--- begin Dataset section ---
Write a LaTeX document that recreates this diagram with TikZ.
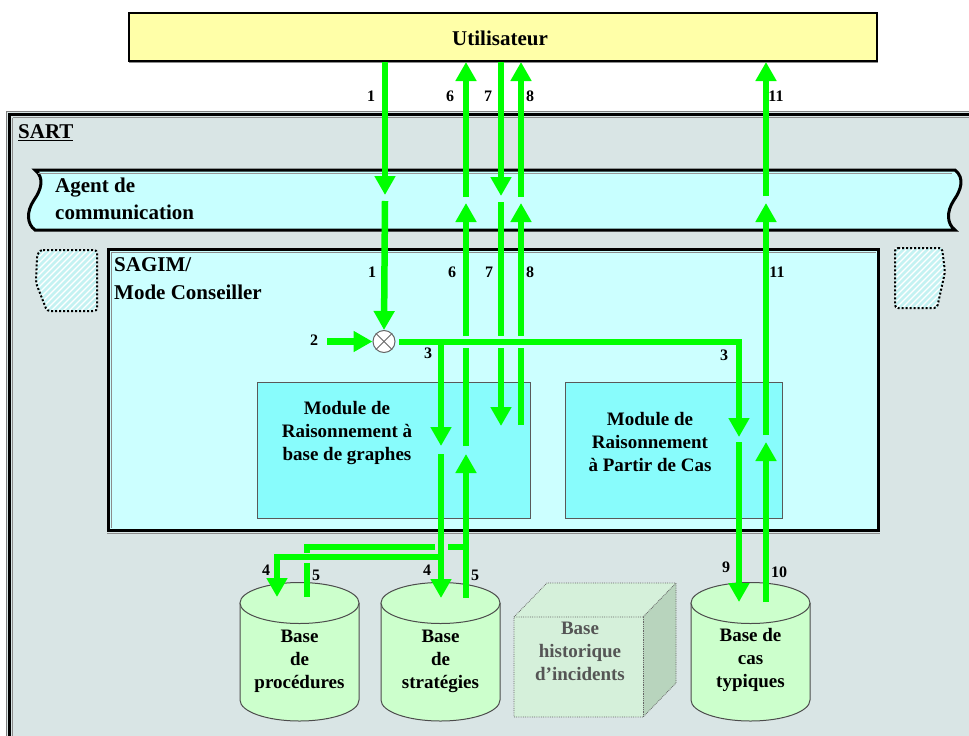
\documentclass[tikz,border=0pt]{standalone}
\usepackage{fontspec}
\setmainfont{Liberation Serif}
\usetikzlibrary{arrows.meta}
\definecolor{userfill}{HTML}{FFFFA8}
\definecolor{sartbg}{HTML}{D9E5E5}
\definecolor{agentbg}{HTML}{C8FFFF}
\definecolor{sagimbg}{HTML}{CCFFFF}
\definecolor{modbg}{HTML}{88FCFC}
\definecolor{cylfill}{HTML}{CCFFCC}
\definecolor{cubefront}{HTML}{D5F0DA}
\definecolor{cubeside}{HTML}{B8D4BD}
\definecolor{cubetext}{HTML}{555555}
\definecolor{flowgreen}{HTML}{00FF00}
\definecolor{hatchbg}{HTML}{C4F2F2}
\tikzset{
  bigtxt/.style={font=\fontsize{21}{24}\selectfont\bfseries, inner sep=0pt},
  modtxt/.style={font=\fontsize{19}{23}\selectfont\bfseries, align=center, inner sep=0pt},
  numtxt/.style={font=\fontsize{16}{18}\selectfont\bfseries, inner sep=0pt},
  flow/.style={draw=flowgreen, line width=6.5pt, line cap=butt},
  flowarrow/.style={flow, -{Triangle[width=20pt,length=19pt]}},
  modbox/.style={draw=black!65, fill=modbg, line width=1pt},
  dottedshape/.style={draw=black, line width=2pt, dash pattern=on 2pt off 2pt},
}
\begin{document}
\begin{tikzpicture}[x=1pt,y=-1pt]
\useasboundingbox (0,0) rectangle (969,736);
\fill[white] (0,0) rectangle (969,736);
\begin{scope}
\clip (0,0) rectangle (969,736);
% SART frame
\fill[sartbg] (6,111) rectangle (990,760);
\draw[black!50, line width=1pt] (6,111) -- (990,111);
\draw[black!50, line width=1pt] (6,111) -- (6,760);
\draw[black, line width=2.5pt] (9.5,114.5) rectangle (990,760);
\draw[black!45, line width=1pt] (12.5,117.5) -- (990,117.5);
\draw[black!45, line width=1pt] (12.5,117.5) -- (12.5,760);
\end{scope}
\node[bigtxt, anchor=west] (sart) at (18,133) {\underline{SART}};

% Utilisateur
\fill[black!45] (129,14) rectangle (878,63);
\node[draw=black, line width=2pt, fill=userfill, minimum width=748pt, minimum height=48pt, anchor=north west, inner sep=0pt] (userbox) at (127.5,12) {};
\node[bigtxt] (user) at (500,38) {Utilisateur};

% Agent de communication banner
\draw[black, line width=3pt, fill=agentbg]
  (35,170) -- (955,170)
  .. controls (965,178) and (961,190) .. (954,200)
  .. controls (946,212) and (947,224) .. (955,230)
  -- (35,230)
  .. controls (27,224) and (26,212) .. (34,200)
  .. controls (41,190) and (45,178) .. (35,170) -- cycle;
\draw[black!40, line width=1pt]
  (38,173.5) -- (952,173.5);
\node[bigtxt, anchor=west] (agent1) at (55,188) {Agent de};
\node[bigtxt, anchor=west] (agent2) at (55,212) {communication};

% dotted hatched shapes
\begin{scope}
\clip (40,250) -- (97,250) -- (97,311) -- (47,311) -- (36,283) -- (37,256) -- cycle;
\fill[hatchbg] (30,240) rectangle (105,320);
\foreach \i in {-60,-54,...,110} \draw[white, line width=1.3pt] (\i,320) -- (\i+80,240);
\end{scope}
\draw[dottedshape, rounded corners=3pt] (40,250) -- (97,250) -- (97,311) -- (47,311) -- (36,283) -- (37,256) -- cycle;
\begin{scope}
\clip (895,248) -- (942,248) -- (945,272) -- (937,308) -- (895,308) -- cycle;
\fill[hatchbg] (890,240) rectangle (950,315);
\foreach \i in {800,806,...,960} \draw[white, line width=1.3pt] (\i,320) -- (\i+80,240);
\end{scope}
\draw[dottedshape, rounded corners=3pt] (895,248) -- (942,248) -- (945,272) -- (937,308) -- (895,308) -- cycle;

% SAGIM box
\draw[black!45, line width=1pt] (107,533.5) -- (880,533.5);
\draw[black, line width=3pt, fill=sagimbg] (108.5,249.5) rectangle (878.5,530.5);
\draw[black!45, line width=1pt] (111,252) -- (876,252);
\draw[black!45, line width=1pt] (111,252) -- (111,528);
\node[bigtxt, anchor=west] (sagim1) at (114,265) {SAGIM/};
\node[bigtxt, anchor=west] (sagim2) at (114,292) {Mode Conseiller};

% Modules
\draw[modbox] (257.5,382.5) rectangle (530.5,518.5);
\node[modtxt] (modgraph) at (347,433) {Module de\\Raisonnement à\\base de graphes};
\draw[modbox] (565.5,382.5) rectangle (782.5,518.5);
\node[modtxt] (modcas) at (650,442) {Module de\\Raisonnement\\à Partir de Cas};

% Cylinders
\foreach \cx in {299.5, 440.5, 750.5}{
  \fill[cylfill] (\cx-59.5,603) rectangle (\cx+59.5,700);
  \draw[black!70, line width=1pt, fill=cylfill] (\cx-59.5,603) -- (\cx-59.5,700) arc[start angle=180, end angle=0, x radius=59.5, y radius=21] -- (\cx+59.5,603);
  \draw[black!70, line width=1pt, fill=cylfill] (\cx,603) ellipse[x radius=59.5, y radius=20.5];
}
\node[modtxt] (proc) at (299.5,661) {Base\\de\\procédures};
\node[modtxt] (strat) at (440.5,661) {Base\\de\\stratégies};
\node[modtxt] (cas) at (750.5,660) {Base de\\cas\\typiques};

% Cube
\fill[cubefront] (514,617) -- (547,583) -- (676,583) -- (643,617) -- cycle;
\fill[cubeside] (643,617) -- (676,583) -- (676,683) -- (643,717) -- cycle;
\fill[cubefront] (514,617) rectangle (643,717);
\draw[black!60, line width=0.8pt, densely dotted] (514,617) -- (547,583) -- (676,583) -- (676,683) -- (643,717) -- (514,717) -- cycle;
\draw[black!60, line width=0.8pt, densely dotted] (514,617) -- (643,617) -- (676,583);
\draw[black!60, line width=0.8pt, densely dotted] (643,617) -- (643,717);
\node[modtxt, text=cubetext] (hist) at (580,651) {Base\\historique\\d’incidents};

% mixing circle
\node[circle, draw=black!60, fill=white, line width=1pt, minimum size=22pt, inner sep=0pt] (mix) at (384,341.5) {};
\draw[black!60, line width=0.8pt] (mix.north west) -- (mix.south east);
\draw[black!60, line width=0.8pt] (mix.north east) -- (mix.south west);

% coordinates for flows
\coordinate (a1s) at (385,62);   \coordinate (a1m) at (385,195); \coordinate (a1n) at (385,201);
\coordinate (a2s) at (327,341.5);
\coordinate (a3s) at (399,342);  \coordinate (a3k) at (739,342); \coordinate (a3e) at (739,437);
\coordinate (a3b) at (441,342);  \coordinate (a3be) at (441,446);
\coordinate (a4s) at (441,454);  \coordinate (a4e) at (441,598);
\coordinate (a4j) at (441,557);  \coordinate (a4k) at (277,557); \coordinate (a4e2) at (277,597);
\coordinate (a5s) at (466,598);  \coordinate (a5e) at (466,454);
\coordinate (a5p) at (307,597);  \coordinate (a5q) at (307,563);
\coordinate (a5r) at (307,553);  \coordinate (a5c) at (307,547);
\coordinate (a5g) at (435,547);  \coordinate (a5h) at (448,547); \coordinate (a5i) at (466,547);
\coordinate (a6s) at (466,446);  \coordinate (a6g) at (466,348); \coordinate (a6h) at (466,336); \coordinate (a6m) at (466,203);
\coordinate (a6n) at (466,197);  \coordinate (a6e) at (466,62);
\coordinate (a7s) at (501,62);   \coordinate (a7m) at (501,196); \coordinate (a7n) at (501,202);
\coordinate (a7g) at (501,336);  \coordinate (a7h) at (501,348); \coordinate (a7e) at (501,426);
\coordinate (a8s) at (521,425);  \coordinate (a8g) at (521,348); \coordinate (a8h) at (521,336); \coordinate (a8m) at (521,203);
\coordinate (a8n) at (521,197);  \coordinate (a8e) at (521,62);
\coordinate (a9s) at (739,442);  \coordinate (a9e) at (739,602);
\coordinate (a10s) at (766,602); \coordinate (a10e) at (766,442);
\coordinate (a11s) at (766,435); \coordinate (a11m) at (766,203);
\coordinate (a11n) at (766,196); \coordinate (a11e) at (766,62);

% flows
\draw[flowarrow] (a1s) -- (a1m);
\draw[flowarrow] (a1n) -- (mix.north);
\draw[flowarrow] (a2s) -- (mix.west);
\draw[flow] (a6s) -- (a6g);
\draw[flowarrow] (a6h) -- (a6m);
\draw[flowarrow] (a6n) -- (a6e);
\draw[flowarrow] (a7s) -- (a7m);
\draw[flow] (a7n) -- (a7g);
\draw[flowarrow] (a7h) -- (a7e);
\draw[flow] (a8s) -- (a8g);
\draw[flowarrow] (a8h) -- (a8m);
\draw[flowarrow] (a8n) -- (a8e);
\draw[flowarrow, line join=miter] (a3s) -- (a3k) -- (a3e);
\draw[flowarrow] (a3b) -- (a3be);
\draw[flowarrow] (a4s) -- (a4e);
\draw[flowarrow, line join=miter] (a4j) -- (a4k) -- (a4e2);
\draw[flowarrow] (a5s) -- (a5e);
\draw[flow] (a5p) -- (a5q);
\draw[flow, line join=miter] (a5r) -- (a5c) -- (a5g);
\draw[flow] (a5h) -- (a5i);
\draw[flowarrow] (a9s) -- (a9e);
\draw[flowarrow] (a10s) -- (a10e);
\draw[flowarrow] (a11s) -- (a11m);
\draw[flowarrow] (a11n) -- (a11e);

% number labels
\node[numtxt] (l1a) at (371,96) {1};
\node[numtxt] (l6a) at (450,96) {6};
\node[numtxt] (l7a) at (488,96) {7};
\node[numtxt] (l8a) at (530,96) {8};
\node[numtxt] (l11a) at (776,96) {11};
\node[numtxt] (l1b) at (372,272) {1};
\node[numtxt] (l6b) at (452,272) {6};
\node[numtxt] (l7b) at (489,272) {7};
\node[numtxt] (l8b) at (530,272) {8};
\node[numtxt] (l11b) at (777,272) {11};
\node[numtxt] (l2) at (314,340) {2};
\node[numtxt] (l3a) at (428,353) {3};
\node[numtxt] (l3b) at (724,355) {3};
\node[numtxt] (l4a) at (266,570) {4};
\node[numtxt] (l5a) at (316,575) {5};
\node[numtxt] (l4b) at (427,570) {4};
\node[numtxt] (l5b) at (475,575) {5};
\node[numtxt] (l9) at (726,567) {9};
\node[numtxt] (l10) at (779,572) {10};
\end{tikzpicture}
\end{document}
--- end Dataset section ---
Work required >> Starting at the top of the listing above, reproduce each line up to and including the one with "(user) at (500,38)"; omit the pictures.

Reply to the exercise >>
Write a LaTeX document that recreates this diagram with TikZ.
\documentclass[tikz,border=0pt]{standalone}
\usepackage{fontspec}
\setmainfont{Liberation Serif}
\usetikzlibrary{arrows.meta}
\definecolor{userfill}{HTML}{FFFFA8}
\definecolor{sartbg}{HTML}{D9E5E5}
\definecolor{agentbg}{HTML}{C8FFFF}
\definecolor{sagimbg}{HTML}{CCFFFF}
\definecolor{modbg}{HTML}{88FCFC}
\definecolor{cylfill}{HTML}{CCFFCC}
\definecolor{cubefront}{HTML}{D5F0DA}
\definecolor{cubeside}{HTML}{B8D4BD}
\definecolor{cubetext}{HTML}{555555}
\definecolor{flowgreen}{HTML}{00FF00}
\definecolor{hatchbg}{HTML}{C4F2F2}
\tikzset{
  bigtxt/.style={font=\fontsize{21}{24}\selectfont\bfseries, inner sep=0pt},
  modtxt/.style={font=\fontsize{19}{23}\selectfont\bfseries, align=center, inner sep=0pt},
  numtxt/.style={font=\fontsize{16}{18}\selectfont\bfseries, inner sep=0pt},
  flow/.style={draw=flowgreen, line width=6.5pt, line cap=butt},
  flowarrow/.style={flow, -{Triangle[width=20pt,length=19pt]}},
  modbox/.style={draw=black!65, fill=modbg, line width=1pt},
  dottedshape/.style={draw=black, line width=2pt, dash pattern=on 2pt off 2pt},
}
\begin{document}
\begin{tikzpicture}[x=1pt,y=-1pt]
\useasboundingbox (0,0) rectangle (969,736);
\fill[white] (0,0) rectangle (969,736);
\begin{scope}
\clip (0,0) rectangle (969,736);
% SART frame
\fill[sartbg] (6,111) rectangle (990,760);
\draw[black!50, line width=1pt] (6,111) -- (990,111);
\draw[black!50, line width=1pt] (6,111) -- (6,760);
\draw[black, line width=2.5pt] (9.5,114.5) rectangle (990,760);
\draw[black!45, line width=1pt] (12.5,117.5) -- (990,117.5);
\draw[black!45, line width=1pt] (12.5,117.5) -- (12.5,760);
\end{scope}
\node[bigtxt, anchor=west] (sart) at (18,133) {\underline{SART}};

% Utilisateur
\fill[black!45] (129,14) rectangle (878,63);
\node[draw=black, line width=2pt, fill=userfill, minimum width=748pt, minimum height=48pt, anchor=north west, inner sep=0pt] (userbox) at (127.5,12) {};
\node[bigtxt] (user) at (500,38) {Utilisateur};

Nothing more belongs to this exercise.